Regular Maintenance, Testing Vital to Improving Safety

By Deborah L. Vence

Maintenance Needs

Caring for playground surfaces involves planning and commitment, ensuring that maintenance is done on a regular basis.

For example, for EWF, the responsible parties must rake and groom the mulch. "Basically, facility owners have to prevent the EWF from compacting into a harder surface. It must also be backfilled, as needed, to replace mulch that gets kicked out of the play area or degrades into the subsurface," Malles said. "Poured-in-place and tiles can be swept as needed and typically washed or pressure-washed annually."

For unitary systems, the only upkeep involves blowing, raking or hosing off any debris on the surface. "With loose-fill materials, depending on the degree of usage," Dobmeier said, "hourly or daily leveling and weekly or monthly replenishing is a must because of the very regular [distribution] of these particles in the high-impact areas."

Loose-fill surfaces should be maintained especially in high-use areas, such as swings, slide exits, spinner toys and entrances/exits to the play area, Mrakovich suggested. "If these areas are not maintained, you end up with divots and holes under high-use impact zones, and this can be a hazard as well as making the play area inaccessible," he said. "Many owners forget that loose-fill surfaces also compact from their original installed thickness and eventually you can have a drop-off from a surrounding border, which could make access to their playgrounds practically impossible."

You can top off the surface with more surfacing in order to bring the levels back up, or ask manufacturers if they offer wear mats for high-use zones and access ramps to make a more permanent entrance and exit into and out of the play area.

Unitary surfaces do not have the maintenance needs that loose-fill surfaces do, but keeping them clean is essential to getting the most out of them.

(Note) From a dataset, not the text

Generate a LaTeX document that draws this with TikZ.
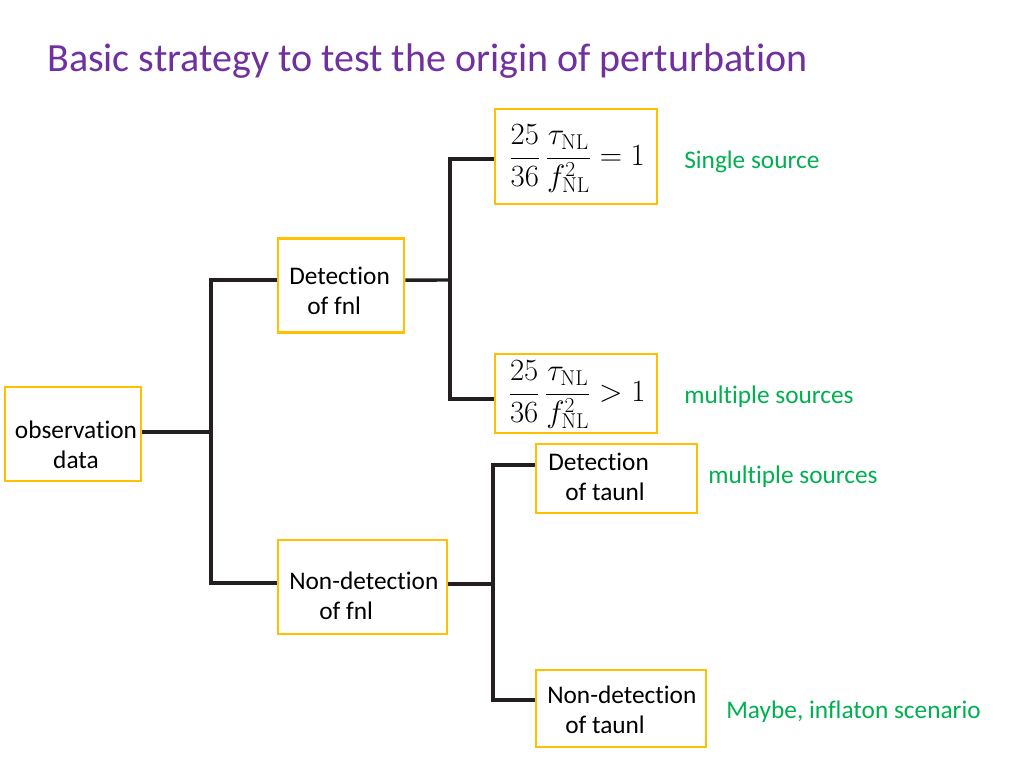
\documentclass[tikz,border=0pt]{standalone}
\usepackage[no-math]{fontspec}
\usepackage{graphicx}
\setmainfont{Carlito}[Ligatures=NoCommon]
\definecolor{gold}{HTML}{FFC000}
\definecolor{conncol}{HTML}{231F20}
\definecolor{titlecol}{HTML}{7030A0}
\definecolor{greencol}{HTML}{00B050}
\begin{document}
\begin{tikzpicture}[x=0.75pt,y=-0.75pt,
  box/.style={draw=gold,line width=2.2pt,fill=white,inner sep=0pt},
  txt/.style={align=left,anchor=west,inner sep=0pt,font=\fontsize{19}{22.5}\selectfont},
  ctxt/.style={align=center,inner sep=0pt,font=\fontsize{19}{22.5}\selectfont},
  note/.style={anchor=west,inner sep=0pt,text=greencol,font=\fontsize{19}{22.5}\selectfont},
  conn/.style={draw=conncol,line width=2.6pt},
  mth/.style={inner sep=0pt,font=\fontsize{24}{28}\selectfont}]
\useasboundingbox (0,0) rectangle (1024,768);
% title
\node[anchor=west,inner sep=0pt,text=titlecol,font=\fontsize{30}{36}\selectfont] (title) at (47,61) {Basic strategy to test the origin of perturbation};
% boxes
\node[box,minimum width=102pt,minimum height=70.5pt] (obs) at (73,434) {};
\node[box,minimum width=94.5pt,minimum height=70pt] (dfnl) at (341,285.5) {};
\node[box,minimum width=126.75pt,minimum height=70.5pt] (nfnl) at (362.5,587) {};
\node[box,minimum width=121.5pt,minimum height=71.25pt] (m1) at (576,156.5) {};
\node[box,minimum width=121.5pt,minimum height=59.25pt] (m2) at (576,393.5) {};
\node[box,minimum width=120.75pt,minimum height=51.75pt] (dtau) at (616.5,478.5) {};
\node[box,minimum width=127.5pt,minimum height=57.75pt] (ntau) at (621,708.5) {};
% texts
\node[ctxt] (obs-t) at (76,445) {observation\\data};
\node[txt] (dfnl-t) at (289,291) {Detection\\\hspace*{13.5pt}of fnl};
\node[txt] (nfnl-t) at (289,596) {Non-detection\\\hspace*{22.5pt}of fnl};
\node[txt] (dtau-t) at (548,477) {Detection\\\hspace*{12.75pt}of taunl};
\node[txt] (ntau-t) at (547,710) {Non-detection\\\hspace*{13.5pt}of taunl};
\node[mth] (m1-t) at (577,159) {\scalebox{0.93}{$\displaystyle \frac{25}{36}\,\frac{\tau_{\mathrm{NL}}}{f_{\mathrm{NL}}^2} = 1$}};
\node[mth] (m2-t) at (577,395) {\scalebox{0.93}{$\displaystyle \frac{25}{36}\,\frac{\tau_{\mathrm{NL}}}{f_{\mathrm{NL}}^2} > 1$}};
% notes
\node[note] (n1) at (684,162) {Single source};
\node[note] (n2) at (684,397) {multiple sources};
\node[note] (n3) at (708,477) {multiple sources};
\node[note] (n4) at (726,712) {Maybe, inflaton scenario};
% joints
\coordinate (j1) at (211,432);
\coordinate (j2) at (450,280);
\coordinate (j3) at (493,584);
% connectors
\draw[conn] ([yshift=1.5pt]obs.east) -- (j1);
\draw[conn] (j1) |- ([yshift=4.1pt]dfnl.west);
\draw[conn] (j1) |- ([yshift=3pt]nfnl.west);
\draw[conn] ([yshift=4.1pt]dfnl.east) -- (j2);
\draw[conn] (j2) |- ([yshift=-1.9pt]m1.west);
\draw[conn] (j2) |- ([yshift=-4.1pt]m2.west);
\draw[conn] ([yshift=2.25pt]nfnl.east) -- (j3);
\draw[conn] (j3) |- ([yshift=10.1pt]dtau.west);
\draw[conn] (j3) |- ([yshift=6.4pt]ntau.west);
\end{tikzpicture}
\end{document}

"Periodically, blow them off and clean up spills when they occur," Mrakovich recommended. "Pay close attention to the high-use areas as these areas may need [to be] patched periodically or if using artificial turf that relies on rubber infill for impact attenuation, be sure the infill is replenished to whatever the manufacturer specifies for the particular height of the equipment."

Seeing as unitary surfaces might become harder over time, it is a good idea to get a playground safety inspector to come out and perform a drop test using an approved impact testing device that can give proper Gmax and HIC (Head Injury Criterion) readings.

"Unitary surfaces may appear 'OK' to the naked eye, but you don't know what is going on beneath the surface," Mrakovich said.

Pittam added, "Maintenance for loose fill surfaces is similar in that periodic raking, leveling and compaction is required in order to provide maximum head impact attenuation and wheelchair accessibility. EWF requires periodic replenishment depending upon use and weather."

The top layer of unitary surfaces requires routine inspections for cracks and tears.

"These must be addressed to avoid tripping hazards and to ensure the surface is providing maximum head impact protection and wheelchair accessibility," Pittam said.

No matter the system, though, Pittam is a firm believer that playground owners need to incorporate head drop testing into their maintenance routine in order to determine and verify the critical fall height protection provided by the system.

"A surface may look good, be installed to the manufacturer's recommended depth, but still fail to provide sufficient fall height protection for the equipment," he added. "You can't tell how much head impact protection a surface is providing by simply looking at it or walking on it."